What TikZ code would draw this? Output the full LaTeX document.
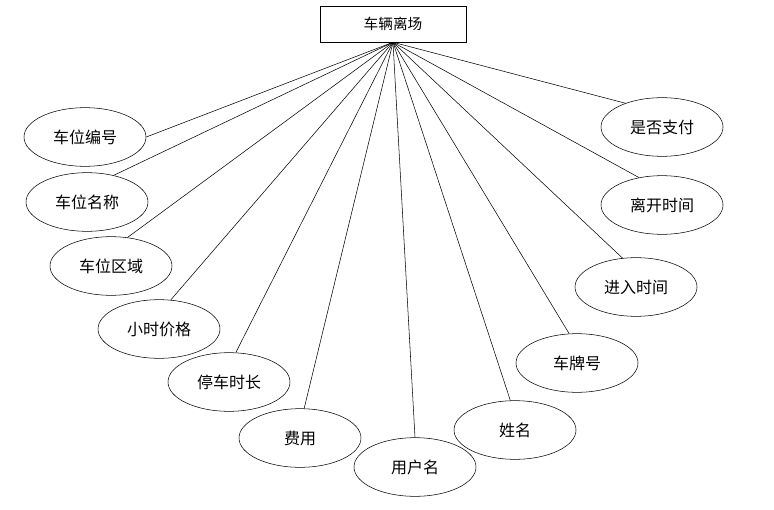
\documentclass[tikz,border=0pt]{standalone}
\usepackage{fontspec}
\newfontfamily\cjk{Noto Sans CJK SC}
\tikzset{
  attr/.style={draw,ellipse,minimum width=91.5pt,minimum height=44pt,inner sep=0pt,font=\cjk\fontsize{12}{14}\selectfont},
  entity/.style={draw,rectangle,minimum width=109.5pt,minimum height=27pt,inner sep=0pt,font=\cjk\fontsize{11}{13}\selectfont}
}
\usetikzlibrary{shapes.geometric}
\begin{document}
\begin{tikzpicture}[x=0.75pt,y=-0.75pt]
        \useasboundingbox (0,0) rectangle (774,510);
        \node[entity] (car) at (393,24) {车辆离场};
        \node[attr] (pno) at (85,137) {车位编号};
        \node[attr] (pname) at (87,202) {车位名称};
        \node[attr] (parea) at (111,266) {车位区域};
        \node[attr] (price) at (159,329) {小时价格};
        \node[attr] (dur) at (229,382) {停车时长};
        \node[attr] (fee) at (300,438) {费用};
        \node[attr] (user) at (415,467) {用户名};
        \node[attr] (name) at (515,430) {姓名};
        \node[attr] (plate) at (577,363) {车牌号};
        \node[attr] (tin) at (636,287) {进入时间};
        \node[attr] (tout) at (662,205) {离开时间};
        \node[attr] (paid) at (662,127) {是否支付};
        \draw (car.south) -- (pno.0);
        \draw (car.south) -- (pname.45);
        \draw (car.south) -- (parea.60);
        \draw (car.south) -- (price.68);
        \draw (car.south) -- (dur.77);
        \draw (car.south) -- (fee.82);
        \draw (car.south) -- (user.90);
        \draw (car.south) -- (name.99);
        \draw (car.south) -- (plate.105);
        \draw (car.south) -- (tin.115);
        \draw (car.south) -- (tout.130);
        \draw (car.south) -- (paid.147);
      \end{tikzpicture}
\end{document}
* * * *
Work required ::
Repeat the data exactly, without the pictures.

The solution ::
What TikZ code would draw this? Output the full LaTeX document.
\documentclass[tikz,border=0pt]{standalone}
\usepackage{fontspec}
\newfontfamily\cjk{Noto Sans CJK SC}
\tikzset{
  attr/.style={draw,ellipse,minimum width=91.5pt,minimum height=44pt,inner sep=0pt,font=\cjk\fontsize{12}{14}\selectfont},
  entity/.style={draw,rectangle,minimum width=109.5pt,minimum height=27pt,inner sep=0pt,font=\cjk\fontsize{11}{13}\selectfont}
}
\usetikzlibrary{shapes.geometric}
\begin{document}
\begin{tikzpicture}[x=0.75pt,y=-0.75pt]
        \useasboundingbox (0,0) rectangle (774,510);
        \node[entity] (car) at (393,24) {车辆离场};
        \node[attr] (pno) at (85,137) {车位编号};
        \node[attr] (pname) at (87,202) {车位名称};
        \node[attr] (parea) at (111,266) {车位区域};
        \node[attr] (price) at (159,329) {小时价格};
        \node[attr] (dur) at (229,382) {停车时长};
        \node[attr] (fee) at (300,438) {费用};
        \node[attr] (user) at (415,467) {用户名};
        \node[attr] (name) at (515,430) {姓名};
        \node[attr] (plate) at (577,363) {车牌号};
        \node[attr] (tin) at (636,287) {进入时间};
        \node[attr] (tout) at (662,205) {离开时间};
        \node[attr] (paid) at (662,127) {是否支付};
        \draw (car.south) -- (pno.0);
        \draw (car.south) -- (pname.45);
        \draw (car.south) -- (parea.60);
        \draw (car.south) -- (price.68);
        \draw (car.south) -- (dur.77);
        \draw (car.south) -- (fee.82);
        \draw (car.south) -- (user.90);
        \draw (car.south) -- (name.99);
        \draw (car.south) -- (plate.105);
        \draw (car.south) -- (tin.115);
        \draw (car.south) -- (tout.130);
        \draw (car.south) -- (paid.147);
      \end{tikzpicture}
\end{document}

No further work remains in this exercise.